I watched Mystic River last night. I figured since I was already in a jacked up mood, might as well make the most of it instead of bringing myself down when I'd gotten back up. I have much to say about this movie (and the novel from which it was adapted) and the first is that it actually PERKED ME UP. It's sick, but true. I guess it just put everything right back into perspective - none of my nearest and dearest are dead in a ditch somewhere, so everything is peaches.
Anyway, it is an EXCELLENT read. I was already a fan of Dennis Lehane, but I put off reading this one because I had a tinkling of what the subject matter was, and kidnapping with a side order of sexual abuse is never my cup. Neither is brutal and needless murder of the innocent. Being a religious freak about reading the book first, I also couldn't let myself see the movie (released 2003). Plus, Sean Penn puts me off a little. Not a big fan. I will get back to that.
Let me start in on the movie by saying how I want to meet Clint Eastwood and shake his hand for how he handled this story. He did an awesome job, and the script was nearly word-for-word the novel. The one complaint I have is that they cut some really important characterization of the Laura Linney character, which builds up and gives a lot more weight to the final scene between her and Penn. I really would have liked to Linney sink her teeth into what Lehane gave the character, because she's got a good grasp on coldness that you still kind of like.
Secondly, Tim Robbins. Wow. I know every critic states that Sean Penn is the emotional center, and I will get back to that. But I think that Tim Robbins had a harder job in this film. First, his physical size was something that he had to work around, or overcome, in order to make his portrayal even get off the ground. In the book, he is a small child/man, which is why people feel free to abuse or ignore him. From Tim Robbins's posture in the film, I read it almost as though after becoming invisible to everyone after the abuse because they don't want to deal with what happened to him, he begins to WANT to be invisible, and he rounds his shoulders and hangs his head in such a way that he's not so much hiding as disappearing into himself. And the way he talks - watch how his lips hardly move to attract as little attention to the fact that he's speaking. AWESOME. The other difficult job was the fine line he had to tread between being the victim and the possible victimizer. He has to constantly tread between making us feel sorry for him and making us feel afraid of him.

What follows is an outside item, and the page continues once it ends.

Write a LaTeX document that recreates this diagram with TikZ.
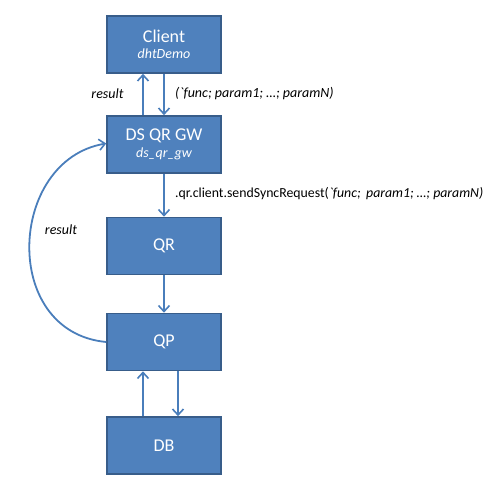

Now, on to Sean Penn. Let me repeat that I've never been a fan, really. He strikes me as kind of a punk. I say that Tim Robbins has the harder job because an angry, violent Sean Penn is not so hard for me to buy into. HOWEVER. He did things here that should force the Academy to start a new category of Best Portrayal of Parental Love or something along that line. There are three or four stand-out scenes which you will know when you see it. But the trickier thing is all the stuff he holds back. He's wound so tight around his pain: moderating it for the sake of his surviving daughters, for the sake of getting all the details right for his murdered daughter, and for the sake of keeping it together so he can fuck the murderer's shit up and walk away without prison time. Watch the scene where his asshole father-in-law gives him some ill-advised instruction on how to handle his grief. If you closed your eyes, you could hear how badly Sean wants to punch him in the throat. I tell you, in every scene Penn beat me down again and again until I started screaming mentally, "OKAY SEAN I GET IT YOU'RE AN AWESOME FUCKING ACTOR NOW STOP PUNCHING ME IN THE LOVE SAC OR I'M GONNA VOMIT!"
I'm sure he'll sleep better at night now that he's won my respect.